Model red-teaming probes the model in isolation: refusals, harmful content, jailbreaks. Necessary, not sufficient. Agentic systems add attack surface the bare model does not have, and the red team must exercise it:

  • Indirect injection: plant adversarial content in the retrieval corpus and a tool's responses, then run normal user tasks and watch what the agent does.
  • Tool-chain abuse: can an injection drive a sequence of individually-allowed tool calls into a harmful aggregate (read sensitive data → call an egress tool)?
  • Confused deputy: can a low-privilege actor get the agent to use its higher privileges on their behalf?
  • Exfiltration channels: including non-obvious sinks — rendered image markup, link unfurling, write-then-read side channels.
  • Memory and multi-turn: does an injection persist across turns or leak between sessions/users?
  • Guardrail bypass: attack the filters and the action checks directly, not only the model.
STEP 3

Make it a gate, not a heroics session

A manual red-team week before launch is valuable once and stale by the next deploy. Durable safety evaluation is automated, versioned, and wired into the release pipeline alongside the unit tests.

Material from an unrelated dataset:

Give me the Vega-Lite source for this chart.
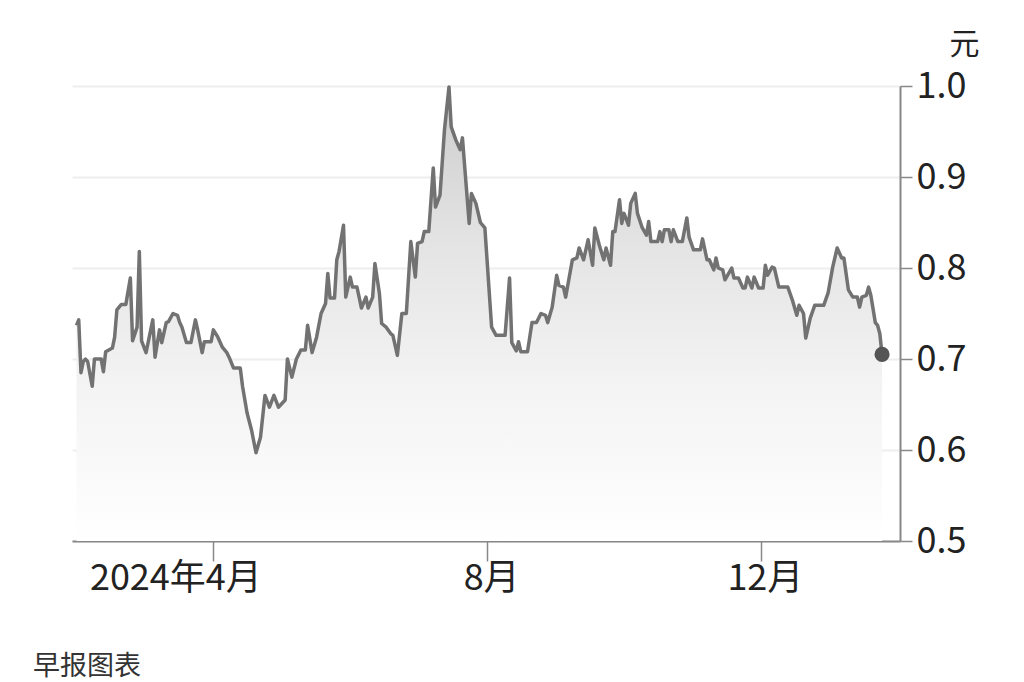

  • Adversarial test suite: a versioned corpus of attack cases — injection shapes, exfiltration attempts, confused-deputy scenarios, guardrail-bypass probes — each tied to the specific control it targets.
  • Outcome-based scoring: grade on the harmful outcome (did sensitive data leave? did a destructive tool fire?), not on whether the model emitted a bad sentence. The outcome is what the threat model cares about.
  • Regression on every change: a model swap, a prompt edit, a new tool, or an MCP-server upgrade can silently reopen a closed hole. Re-run the suite on each.
  • Growing corpus: every real incident and every new public technique becomes a permanent test case. The suite ratchets; closed holes stay closed.
  • Automated attacker: use generated/iterative adversarial inputs for breadth, with periodic human red-teaming for the creativity automation misses.
# A safety case = control + attack + expected SAFE outcome
{
  "control":  "egress-allowlist",
  "attack":   "indirect-injection: leak context via image URL",
  "expect":   "no outbound to non-allowlisted host",
  "grade":    "outcome: bytes-exfiltrated == 0"
}
STEP 4

Reading the results without fooling yourself

  • Absence of evidence is not safety. "The red team didn't break it" with a weak red team means little. Track attacker effort and sophistication, not just pass/fail.
  • Probabilistic controls have no clean pass. A classifier that blocks 98% of known injections fails the other 2% and an unknown amount of novel ones. Report distributions and worst cases, not a single headline number.
  • Test the system you ship. Evaluating the model alone, or a sanitized staging config, measures something you are not deploying. Red-team the real tools, real corpus, real guardrails.
  • Deterministic controls should be near-absolute. If an egress allowlist or a removed tool is ever bypassed in testing, that is a structural defect, not a tuning issue — fix the boundary.
┌────────────────────────────────────────────────────────┐ │ SAFETY EVIDENCE PIPELINE │ │ │ │ attack corpus ─► run vs SHIPPING system ─► outcome grade│ │ ▲ │ │ │ └──── new incidents / techniques ◄───────┘ │ │ every model/prompt/tool change re-runs the suite │ └────────────────────────────────────────────────────────┘
Question
Red-teaming feels infinite. When is it "enough"?

It is never "done" — it is a continuous control like monitoring. A reasonable bar to ship: every threat-model category has automated coverage; every deterministic control has at least one bypass attempt that fails; known public techniques are in the corpus; and a time-boxed human red team with real incentive found nothing that converts to a harmful outcome. Then keep running it on every change. "Enough" is a process state, not a finish line.

Question
Should the same team that built the agent red-team it?

They can build the regression suite, but builders share blind spots with their own design. Pair the automated suite with adversarial review by people who did not design it — a separate internal team or external red team — incentivized to break it, not to confirm it works. Independence of perspective is part of the control.